10 Responses to “What public school can teach you about money.”

  1. creditcardfree Says:

    So is that to say...Nothing?

  2. Joan.of.the.Arch Says:

    Bwah-ha-ha-ha.
    Well, it needn't be that bad. I even speak as a parent who shoe-string homeschooled in a district that spends $12,000/child/year and still manages to have students performing so poorly that the state has usurped local control!

  3. Broken Arrow Says:

    HAHAHA, hilarity!

  4. princessperky Says:

    heh Smile

  5. marjorie Says:

    My school actually put some thought into that. I can remember being in sixth grade and having tests on tactics like 'bait and switch". I'm much closer to retirement now than starting out, and it's always served me well. Wish the dgs had the same experience.

  6. Broken Arrow Says:

    To be fair, my son's high school teaches basic personal finance in the home economics class. I would imagine that it's very hard to teach something like that to teenagers though, because being financially sheltered still, most would not see its importance at that point in their lives....

  7. DeniseNTexas Says:

    I found out that the school district my stepkids attend offers Dave Ramsey's classes for teens. Interesting! I asked my sons, ages 24 and 23, what they learned about personal finance in school. They said nothing, not even checkbook balancing. Zip, zilch, nada. What they did learn was from me and that wasn't much, sad to say. So yeah, I agree with this entry, 100% and it gets my highest praise. Wink

  8. baselle Says:

    Wow, how far we've fallen behind. I remember as a middle schooler that we were taught how to budget, how to write checks, how to balance a checkbook - credit cards for the masses didn't exist. That and dinosaur roping, making flint points, baiting cavemen, and cave wall decor.
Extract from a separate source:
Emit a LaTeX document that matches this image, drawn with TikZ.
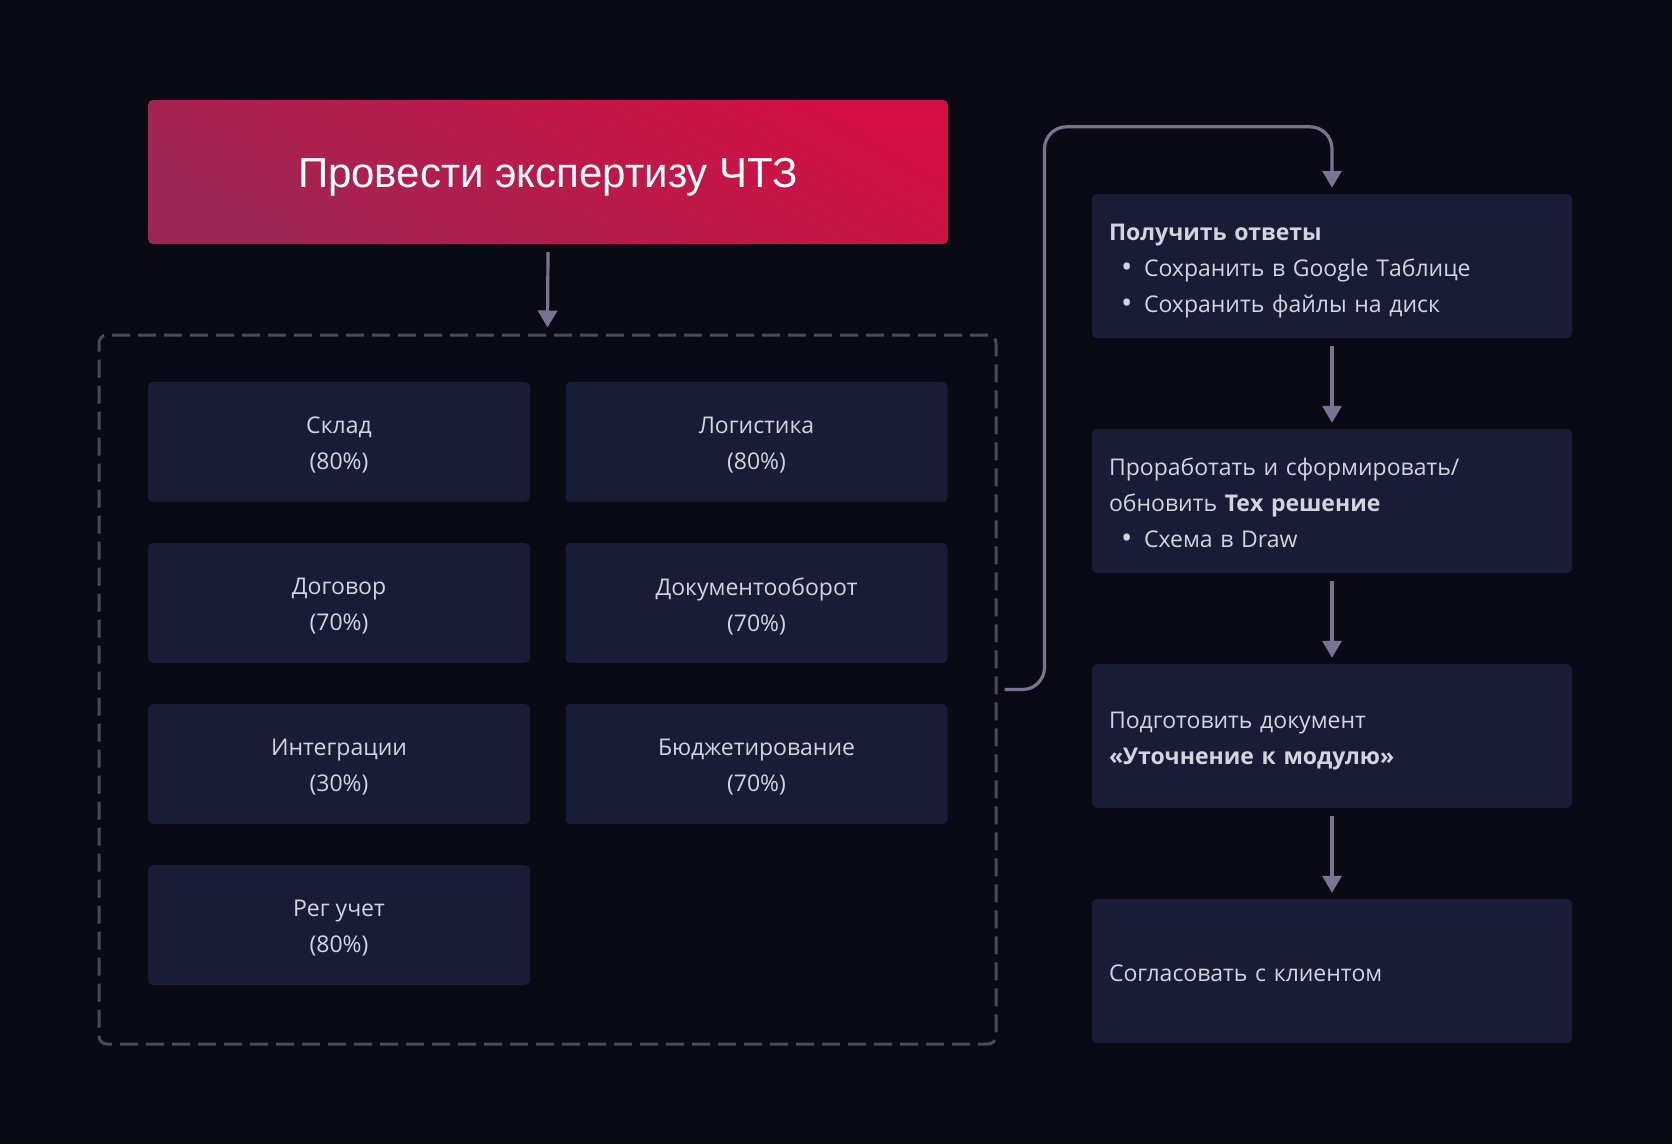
\documentclass[tikz,border=0pt]{standalone}
\usepackage{fontspec}
\setmainfont{Open Sans}
\newfontfamily\titlefont{Liberation Sans}
\usetikzlibrary{arrows.meta,calc}
\definecolor{bg}{RGB}{10,10,20}
\definecolor{boxfill}{RGB}{25,28,54}
\definecolor{txt}{RGB}{212,212,222}
\definecolor{arrowc}{RGB}{122,116,148}
\definecolor{dashc}{RGB}{75,74,92}
\definecolor{redA}{RGB}{158,38,84}
\definecolor{redB}{RGB}{210,16,66}
\tikzset{
  gridbox/.style={fill=boxfill, rounded corners=5pt, minimum width=382pt, minimum height=120pt, inner sep=0pt},
  gridtext/.style={align=center, text=txt, font=\fontsize{23}{36}\selectfont, inner sep=0pt},
  stepbox/.style={fill=boxfill, rounded corners=5pt, minimum width=480pt, minimum height=144pt, inner sep=0pt},
  steptext/.style={text width=446pt, inner sep=0pt, align=left, text=txt, font=\fontsize{23}{36}\selectfont},
  arr/.style={draw=arrowc, line width=3.2pt, -{Triangle[width=19pt,length=17pt]}},
}
\newcommand{\bul}[1]{\hspace*{12pt}\makebox[23pt][l]{\raisebox{-1.5pt}{\fontsize{30}{30}\selectfont•}}#1}
\begin{document}
\begin{tikzpicture}[x=1pt,y=-1pt]
\fill[bg] (0,0) rectangle (1672,1144);
\useasboundingbox (0,0) rectangle (1672,1144);

\node[rounded corners=5pt, shading=axis, top color=redA, bottom color=redB, shading angle=150,
  minimum width=800pt, minimum height=144pt, inner sep=0pt] (title) at (548,172) {};
\node[text=white, font=\titlefont\fontsize{42}{50}\selectfont, inner sep=0pt] (title-t)
  at ([yshift=-5pt]title.center) {Провести экспертизу ЧТЗ};

\node[draw=dashc, line width=3pt, dash pattern=on 18pt off 8pt, rounded corners=8pt,
  minimum width=897pt, minimum height=709pt, inner sep=0pt] (group) at (547.5,689.5) {};

\node[gridbox] (sklad) at (339,442) {};
\node[gridbox] (log) at (756.5,442) {};
\node[gridbox] (dog) at (339,603) {};
\node[gridbox] (doc) at (756.5,603) {};
\node[gridbox] (integ) at (339,764) {};
\node[gridbox] (budg) at (756.5,764) {};
\node[gridbox] (reg) at (339,925) {};
\node[gridtext] (sklad-t) at ([yshift=-3pt]sklad.center) {Склад\\(80\%)};
\node[gridtext] (log-t) at ([yshift=-3pt]log.center) {Логистика\\(80\%)};
\node[gridtext] (dog-t) at ([yshift=-3pt]dog.center) {Договор\\(70\%)};
\node[gridtext] (doc-t) at ([yshift=-3pt]doc.center) {Документооборот\\(70\%)};
\node[gridtext] (integ-t) at ([yshift=-3pt]integ.center) {Интеграции\\(30\%)};
\node[gridtext] (budg-t) at ([yshift=-3pt]budg.center) {Бюджетирование\\(70\%)};
\node[gridtext] (reg-t) at ([yshift=-3pt]reg.center) {Рег учет\\(80\%)};

\node[stepbox] (r1) at (1332,266) {};
\node[stepbox] (r2) at (1332,501) {};
\node[stepbox] (r3) at (1332,736) {};
\node[stepbox] (r4) at (1332,971) {};
\node[steptext] (r1-t) at ([yshift=-5pt]r1.center) {\textbf{Получить ответы}\\\bul{Сохранить в Google Таблице}\\\bul{Сохранить файлы на диск}};
\node[steptext] (r2-t) at ([yshift=-2pt]r2.center) {Проработать и сформировать/\\обновить \textbf{Тех решение}\\\bul{Схема в Draw}};
\node[steptext] (r3-t) at ([yshift=-5pt]r3.center) {Подготовить документ\\\textbf{«Уточнение к модулю»}};
\node[steptext] (r4-t) at ([yshift=-2pt]r4.center) {Согласовать с клиентом};

\draw[arr] ([yshift=-8pt]title.south) -- ([yshift=6pt]group.north);
\draw[arr] ([yshift=-8pt]r1.south) -- ([yshift=6pt]r2.north);
\draw[arr] ([yshift=-8pt]r2.south) -- ([yshift=6pt]r3.north);
\draw[arr] ([yshift=-8pt]r3.south) -- ([yshift=6pt]r4.north);

\coordinate (c0) at ([xshift=7pt]group.east);
\draw[arr, rounded corners=22pt] (c0) -- ++(40,0) |- ($(r1.north)+(0,-67)$) -- ([yshift=6pt]r1.north);
\end{tikzpicture}
\end{document}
Big Grin

  9. Thrifty Ray Says:

    I work for a credit union and we are very much partnering with our local schools to teach financial literacy to our youth. We employ a full time peron whose job is to teach the community about finance. We also offer youth classes in the evenings to high schoolers about checking, saving, debit and credit cards, budgeting, and financial responsibility. The employee is now recognized nationally her program is becoming very sought after.

    We have student branches in the local high schoold that are run by the students. These are very popular and we have gained many great employees from the students that we have graduated from the program.

    I agree that our public school system is broke, so how do we fix it??

    I strongly encourage you to talk to your local credit union about programs like these. It simply will not solve the problem to scratch our heads and talk about it. It is working in our community, I am sure it can work in yours too.

  10. snoopycool Says:

    I appreciate all of your comments. Ray, you have great advice. Thank you for sharing it with me.